** Start of Working data **

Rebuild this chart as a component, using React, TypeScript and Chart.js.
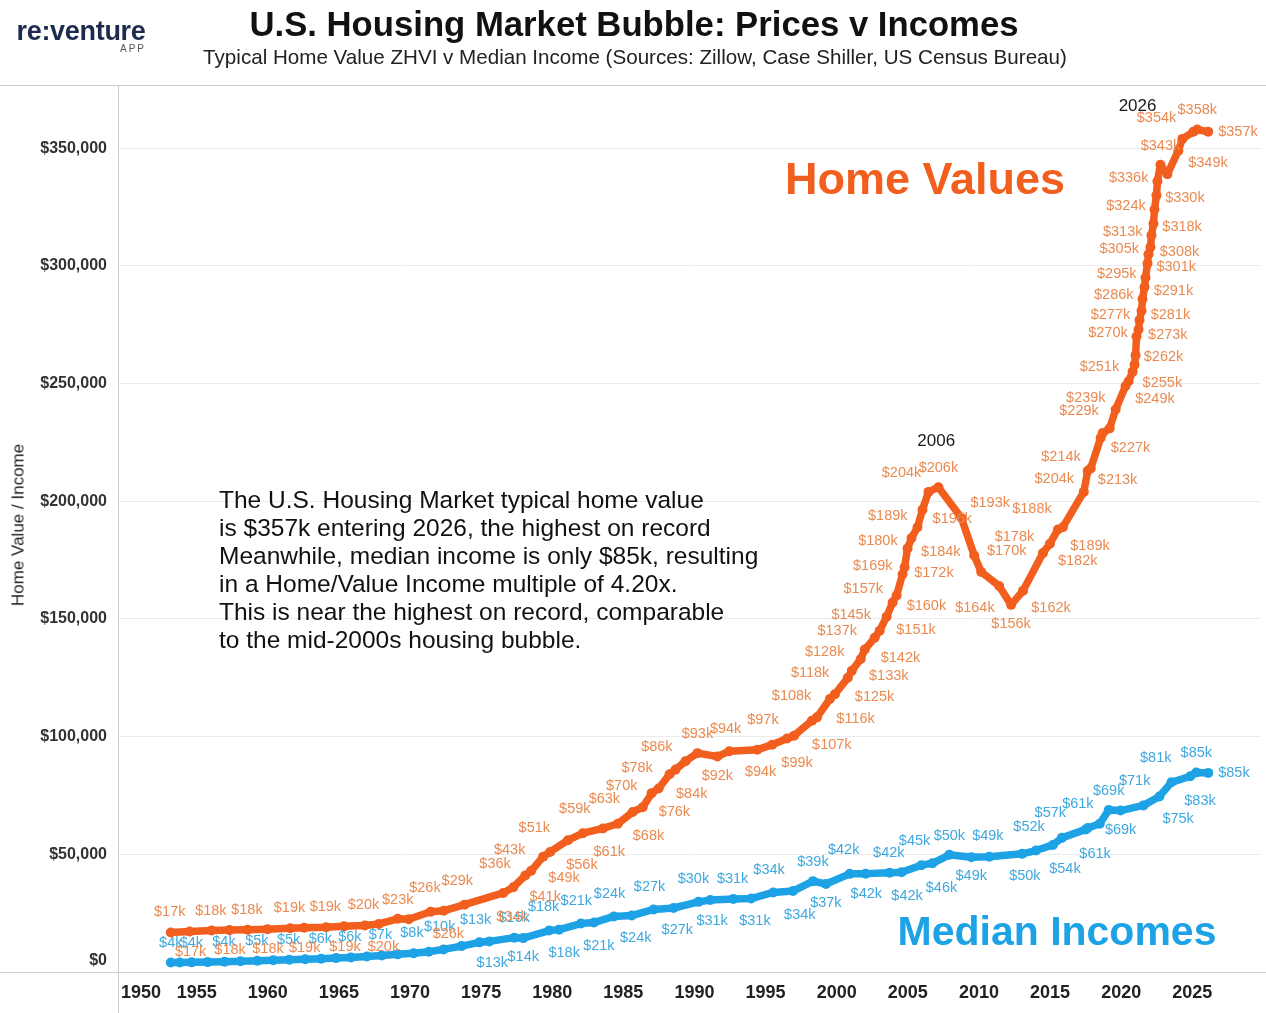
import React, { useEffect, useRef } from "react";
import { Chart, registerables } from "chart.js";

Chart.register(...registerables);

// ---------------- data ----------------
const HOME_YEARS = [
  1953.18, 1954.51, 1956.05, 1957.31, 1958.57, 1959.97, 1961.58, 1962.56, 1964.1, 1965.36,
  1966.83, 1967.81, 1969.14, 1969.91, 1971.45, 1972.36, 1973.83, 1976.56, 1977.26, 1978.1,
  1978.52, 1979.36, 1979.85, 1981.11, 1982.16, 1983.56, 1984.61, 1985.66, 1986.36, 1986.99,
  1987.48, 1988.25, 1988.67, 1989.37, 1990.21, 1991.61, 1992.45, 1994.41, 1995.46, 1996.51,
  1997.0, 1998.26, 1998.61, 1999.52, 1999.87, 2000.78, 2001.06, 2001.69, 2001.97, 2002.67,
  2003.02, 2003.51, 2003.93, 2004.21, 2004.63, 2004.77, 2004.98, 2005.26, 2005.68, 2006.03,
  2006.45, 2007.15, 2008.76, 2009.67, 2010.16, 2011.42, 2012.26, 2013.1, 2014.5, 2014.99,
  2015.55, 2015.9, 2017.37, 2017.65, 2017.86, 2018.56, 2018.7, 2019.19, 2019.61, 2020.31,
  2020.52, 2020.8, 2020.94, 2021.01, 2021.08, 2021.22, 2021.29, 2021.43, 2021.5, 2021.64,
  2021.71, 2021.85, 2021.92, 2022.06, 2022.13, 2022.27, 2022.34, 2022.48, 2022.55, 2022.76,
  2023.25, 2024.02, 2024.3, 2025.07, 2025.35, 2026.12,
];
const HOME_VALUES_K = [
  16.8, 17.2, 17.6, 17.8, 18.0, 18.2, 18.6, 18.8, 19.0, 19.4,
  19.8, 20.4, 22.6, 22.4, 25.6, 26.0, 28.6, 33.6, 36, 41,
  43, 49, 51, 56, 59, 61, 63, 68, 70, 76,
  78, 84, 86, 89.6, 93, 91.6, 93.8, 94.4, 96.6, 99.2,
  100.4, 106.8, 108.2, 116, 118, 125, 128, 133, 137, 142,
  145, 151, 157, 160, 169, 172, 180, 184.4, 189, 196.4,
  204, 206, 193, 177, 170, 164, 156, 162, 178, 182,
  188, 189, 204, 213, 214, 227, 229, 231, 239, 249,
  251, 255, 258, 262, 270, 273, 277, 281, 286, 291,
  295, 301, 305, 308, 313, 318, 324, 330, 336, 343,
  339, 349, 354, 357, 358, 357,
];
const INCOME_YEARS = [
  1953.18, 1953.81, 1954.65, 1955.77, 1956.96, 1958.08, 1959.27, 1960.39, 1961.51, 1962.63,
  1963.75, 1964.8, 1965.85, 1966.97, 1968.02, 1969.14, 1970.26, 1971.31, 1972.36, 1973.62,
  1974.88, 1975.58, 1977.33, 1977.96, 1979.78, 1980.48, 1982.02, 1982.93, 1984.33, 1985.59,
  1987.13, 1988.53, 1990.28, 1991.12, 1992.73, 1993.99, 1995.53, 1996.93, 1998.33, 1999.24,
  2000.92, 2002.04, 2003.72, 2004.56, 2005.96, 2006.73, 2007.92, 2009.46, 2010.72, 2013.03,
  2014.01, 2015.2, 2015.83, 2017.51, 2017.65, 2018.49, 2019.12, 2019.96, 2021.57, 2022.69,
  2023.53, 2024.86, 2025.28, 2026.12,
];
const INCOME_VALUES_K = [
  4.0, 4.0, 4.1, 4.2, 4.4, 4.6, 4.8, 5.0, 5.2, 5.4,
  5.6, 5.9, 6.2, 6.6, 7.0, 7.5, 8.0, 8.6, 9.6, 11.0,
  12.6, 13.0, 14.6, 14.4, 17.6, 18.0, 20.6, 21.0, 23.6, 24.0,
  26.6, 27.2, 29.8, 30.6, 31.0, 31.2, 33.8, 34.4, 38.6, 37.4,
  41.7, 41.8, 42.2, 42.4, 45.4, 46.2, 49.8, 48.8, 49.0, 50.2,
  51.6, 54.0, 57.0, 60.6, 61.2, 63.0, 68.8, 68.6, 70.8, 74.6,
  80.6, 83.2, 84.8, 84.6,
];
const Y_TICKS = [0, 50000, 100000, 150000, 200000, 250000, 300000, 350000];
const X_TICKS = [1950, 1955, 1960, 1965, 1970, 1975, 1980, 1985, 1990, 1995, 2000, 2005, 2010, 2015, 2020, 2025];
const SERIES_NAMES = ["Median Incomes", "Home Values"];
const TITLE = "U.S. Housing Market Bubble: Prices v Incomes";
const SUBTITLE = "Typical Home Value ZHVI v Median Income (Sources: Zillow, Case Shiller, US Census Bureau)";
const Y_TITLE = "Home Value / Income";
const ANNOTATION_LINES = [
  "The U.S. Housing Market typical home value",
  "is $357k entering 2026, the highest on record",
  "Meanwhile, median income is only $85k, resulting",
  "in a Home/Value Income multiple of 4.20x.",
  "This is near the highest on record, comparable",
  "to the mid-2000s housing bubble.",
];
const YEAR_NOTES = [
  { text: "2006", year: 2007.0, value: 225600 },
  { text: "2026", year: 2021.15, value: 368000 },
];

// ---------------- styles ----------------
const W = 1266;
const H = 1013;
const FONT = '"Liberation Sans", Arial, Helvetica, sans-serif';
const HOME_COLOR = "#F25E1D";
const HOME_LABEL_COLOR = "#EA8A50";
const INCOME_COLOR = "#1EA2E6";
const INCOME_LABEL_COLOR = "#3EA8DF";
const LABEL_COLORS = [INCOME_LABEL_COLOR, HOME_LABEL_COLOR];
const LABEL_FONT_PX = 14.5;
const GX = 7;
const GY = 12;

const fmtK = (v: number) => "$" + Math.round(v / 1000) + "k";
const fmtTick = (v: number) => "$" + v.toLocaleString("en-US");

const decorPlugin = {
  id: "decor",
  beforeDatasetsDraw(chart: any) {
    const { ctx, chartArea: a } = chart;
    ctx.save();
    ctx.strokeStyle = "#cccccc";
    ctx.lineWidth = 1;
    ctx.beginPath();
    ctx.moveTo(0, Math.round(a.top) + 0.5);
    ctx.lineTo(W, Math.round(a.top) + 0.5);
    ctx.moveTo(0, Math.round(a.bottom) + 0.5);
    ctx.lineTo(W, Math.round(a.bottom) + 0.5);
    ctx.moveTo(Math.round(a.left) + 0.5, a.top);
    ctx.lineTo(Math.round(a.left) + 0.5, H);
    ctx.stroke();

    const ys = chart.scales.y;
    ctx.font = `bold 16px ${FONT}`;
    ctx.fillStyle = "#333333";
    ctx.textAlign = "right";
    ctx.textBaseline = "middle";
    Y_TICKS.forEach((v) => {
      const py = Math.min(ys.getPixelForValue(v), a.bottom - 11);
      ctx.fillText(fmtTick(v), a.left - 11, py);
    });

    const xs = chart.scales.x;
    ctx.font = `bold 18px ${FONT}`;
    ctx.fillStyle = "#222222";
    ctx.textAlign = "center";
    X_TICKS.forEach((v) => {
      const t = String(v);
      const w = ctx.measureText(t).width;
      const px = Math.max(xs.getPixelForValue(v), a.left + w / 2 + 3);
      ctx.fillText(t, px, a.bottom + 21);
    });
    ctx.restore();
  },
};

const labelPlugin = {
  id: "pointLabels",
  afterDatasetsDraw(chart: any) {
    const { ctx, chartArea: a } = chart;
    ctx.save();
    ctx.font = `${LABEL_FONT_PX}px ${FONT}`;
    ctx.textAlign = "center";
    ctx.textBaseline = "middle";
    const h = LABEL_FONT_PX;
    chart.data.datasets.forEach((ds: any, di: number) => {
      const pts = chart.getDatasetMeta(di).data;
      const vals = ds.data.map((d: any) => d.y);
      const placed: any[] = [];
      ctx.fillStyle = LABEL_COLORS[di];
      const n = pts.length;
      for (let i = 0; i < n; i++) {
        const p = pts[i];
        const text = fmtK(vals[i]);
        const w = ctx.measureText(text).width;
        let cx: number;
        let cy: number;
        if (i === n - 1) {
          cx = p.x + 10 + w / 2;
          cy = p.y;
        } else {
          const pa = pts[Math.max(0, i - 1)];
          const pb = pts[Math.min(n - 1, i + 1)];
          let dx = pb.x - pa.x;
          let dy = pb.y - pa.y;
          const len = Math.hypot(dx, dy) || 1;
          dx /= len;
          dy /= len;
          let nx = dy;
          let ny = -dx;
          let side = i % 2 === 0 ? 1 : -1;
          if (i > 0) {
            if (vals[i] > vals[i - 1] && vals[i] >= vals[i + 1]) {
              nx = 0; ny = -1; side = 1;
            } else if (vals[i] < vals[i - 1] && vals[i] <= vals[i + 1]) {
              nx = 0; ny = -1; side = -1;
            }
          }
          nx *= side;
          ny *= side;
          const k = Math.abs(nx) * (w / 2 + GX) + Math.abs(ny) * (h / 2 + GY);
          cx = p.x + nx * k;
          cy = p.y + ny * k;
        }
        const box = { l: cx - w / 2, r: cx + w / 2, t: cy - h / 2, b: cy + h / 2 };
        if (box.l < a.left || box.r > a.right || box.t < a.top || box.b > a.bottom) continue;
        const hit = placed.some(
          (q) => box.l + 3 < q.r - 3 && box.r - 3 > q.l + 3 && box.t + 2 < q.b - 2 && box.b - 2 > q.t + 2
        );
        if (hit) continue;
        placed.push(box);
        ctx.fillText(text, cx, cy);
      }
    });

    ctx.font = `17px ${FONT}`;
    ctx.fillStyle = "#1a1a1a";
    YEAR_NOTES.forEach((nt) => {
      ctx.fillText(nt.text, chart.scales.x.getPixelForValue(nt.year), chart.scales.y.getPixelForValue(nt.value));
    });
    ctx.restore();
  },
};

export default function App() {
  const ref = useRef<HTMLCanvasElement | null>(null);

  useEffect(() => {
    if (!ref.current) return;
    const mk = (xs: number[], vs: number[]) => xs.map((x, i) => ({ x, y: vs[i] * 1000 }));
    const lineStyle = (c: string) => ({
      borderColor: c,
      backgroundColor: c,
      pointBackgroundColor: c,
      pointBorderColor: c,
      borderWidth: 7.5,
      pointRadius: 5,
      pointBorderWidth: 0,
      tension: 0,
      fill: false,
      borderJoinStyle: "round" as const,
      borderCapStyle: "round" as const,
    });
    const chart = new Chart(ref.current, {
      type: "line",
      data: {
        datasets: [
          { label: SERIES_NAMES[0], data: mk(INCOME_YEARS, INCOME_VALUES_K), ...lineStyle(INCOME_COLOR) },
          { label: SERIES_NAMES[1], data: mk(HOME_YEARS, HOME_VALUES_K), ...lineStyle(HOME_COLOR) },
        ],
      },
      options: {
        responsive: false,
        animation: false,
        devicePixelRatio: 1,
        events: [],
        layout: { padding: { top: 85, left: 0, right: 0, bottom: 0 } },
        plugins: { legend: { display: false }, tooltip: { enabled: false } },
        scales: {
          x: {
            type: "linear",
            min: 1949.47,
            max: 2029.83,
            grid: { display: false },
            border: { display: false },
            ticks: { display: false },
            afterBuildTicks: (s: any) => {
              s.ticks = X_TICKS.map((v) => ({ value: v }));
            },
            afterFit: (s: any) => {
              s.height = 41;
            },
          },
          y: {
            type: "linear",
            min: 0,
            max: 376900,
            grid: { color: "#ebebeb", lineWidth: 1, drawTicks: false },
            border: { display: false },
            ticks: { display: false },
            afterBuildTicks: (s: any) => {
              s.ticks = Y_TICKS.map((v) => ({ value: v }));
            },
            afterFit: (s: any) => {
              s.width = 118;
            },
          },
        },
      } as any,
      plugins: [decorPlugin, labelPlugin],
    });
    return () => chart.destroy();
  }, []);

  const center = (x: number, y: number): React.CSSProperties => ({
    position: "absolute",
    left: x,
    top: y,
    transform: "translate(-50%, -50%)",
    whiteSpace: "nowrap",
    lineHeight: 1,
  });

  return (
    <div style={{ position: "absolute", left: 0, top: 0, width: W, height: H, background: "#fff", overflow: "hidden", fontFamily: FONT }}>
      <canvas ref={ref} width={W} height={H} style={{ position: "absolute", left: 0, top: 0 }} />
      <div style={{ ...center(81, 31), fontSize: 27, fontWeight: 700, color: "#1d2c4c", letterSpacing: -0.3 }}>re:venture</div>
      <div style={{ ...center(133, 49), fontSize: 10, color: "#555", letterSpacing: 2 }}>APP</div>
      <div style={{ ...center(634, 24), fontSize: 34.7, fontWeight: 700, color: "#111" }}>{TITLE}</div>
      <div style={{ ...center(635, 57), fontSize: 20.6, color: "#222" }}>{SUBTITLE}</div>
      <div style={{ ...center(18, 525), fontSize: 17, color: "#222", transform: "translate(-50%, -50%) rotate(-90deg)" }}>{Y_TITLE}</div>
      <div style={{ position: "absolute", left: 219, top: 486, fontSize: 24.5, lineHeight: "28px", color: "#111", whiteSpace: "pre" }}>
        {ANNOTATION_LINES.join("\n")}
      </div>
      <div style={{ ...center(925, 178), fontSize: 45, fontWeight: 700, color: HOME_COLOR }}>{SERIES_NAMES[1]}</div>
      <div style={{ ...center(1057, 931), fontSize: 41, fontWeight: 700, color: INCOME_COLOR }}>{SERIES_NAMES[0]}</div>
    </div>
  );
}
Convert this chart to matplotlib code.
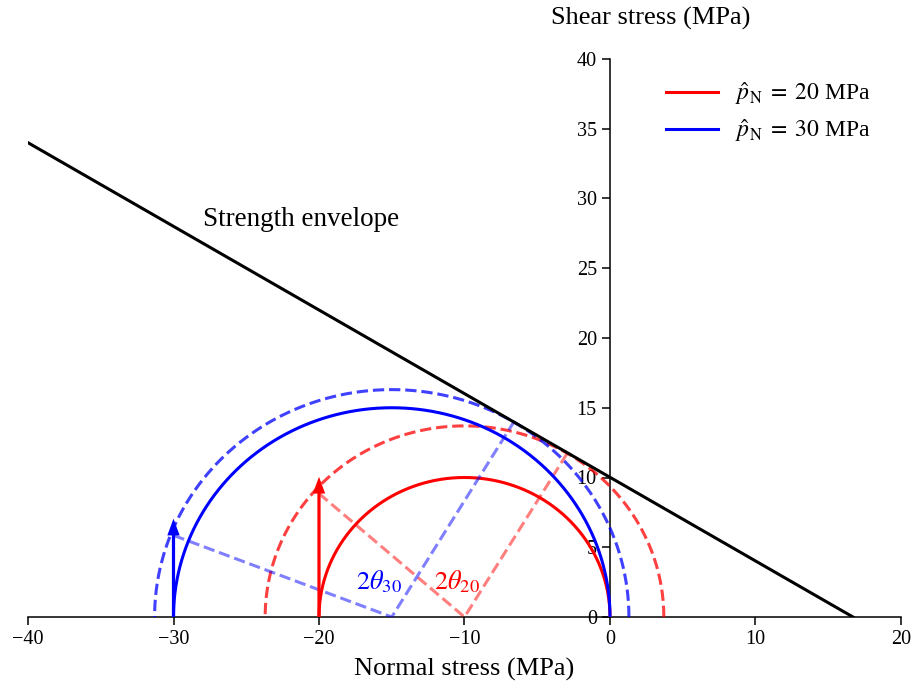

** End of Working data **

Print the data above verbatim from the first line through the line holding "Chart.register(...registerables);", leaving every picture out.

Rebuild this chart as a component, using React, TypeScript and Chart.js.
import React, { useEffect, useRef } from "react";
import { Chart, registerables } from "chart.js";

Chart.register(...registerables);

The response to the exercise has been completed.